Gene,
When you start your own experiments I think it would be a very good idea to start a new thread. Not everyone is trying to emulate the Buddy's particular version of the Detroit style pizza, and not everyone has the same ingredients as used by Buddy's. And people are always looking out for new and different things. The reason why Norma and I tried to reverse engineer and clone the Buddy's dough is because people asked for it, starting with the Buddy's thread at http://www.pizzamaking.com/forum/index.php/topic,3783.0.html, which you started over six years ago. Of course, in Norma's case, she also wanted to try to make a credible version of the Detroit style pizza for sale at market.
Peter
Peter,
Has it really been
six years??!!
I'm actually surprised, myself, that a thread called "Two Bill’s pizza..dough and Carmelina Sauce..great!" somehow became a sort of sister-thread to the "official" Buddy's Pizza thread, but not to worry. In answering Norma's question about what formula I used, I wanted to distinguish between the parts I did deliberately (dough, butter-flavored Crisco), and those that were just ingredients I had on hand -
i.e., because I was only working on the dough, I didn't care what went on top of it.

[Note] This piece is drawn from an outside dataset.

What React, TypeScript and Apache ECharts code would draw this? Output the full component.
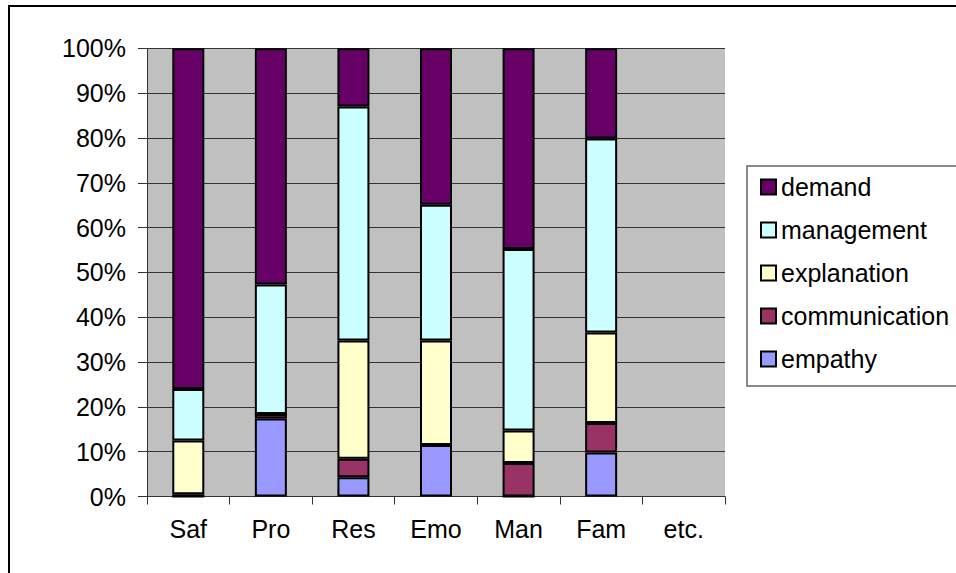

Going forward, if someone asks me a specific question about an ingredient or process, of course I'll answer, but I don't plan to post day-to-day experimental stuff, only, maybe, something that seems new. I posted Reply 1078 because I don't think anyone tried a combination of my "modified Lahey method" and 00 flour. Or at least, so I thought. I was away for so long and am frankly astonished at how many replies got posted during my absence, not nearly enough time to read them all.
But if I do anything substantial, I'll start a new thread.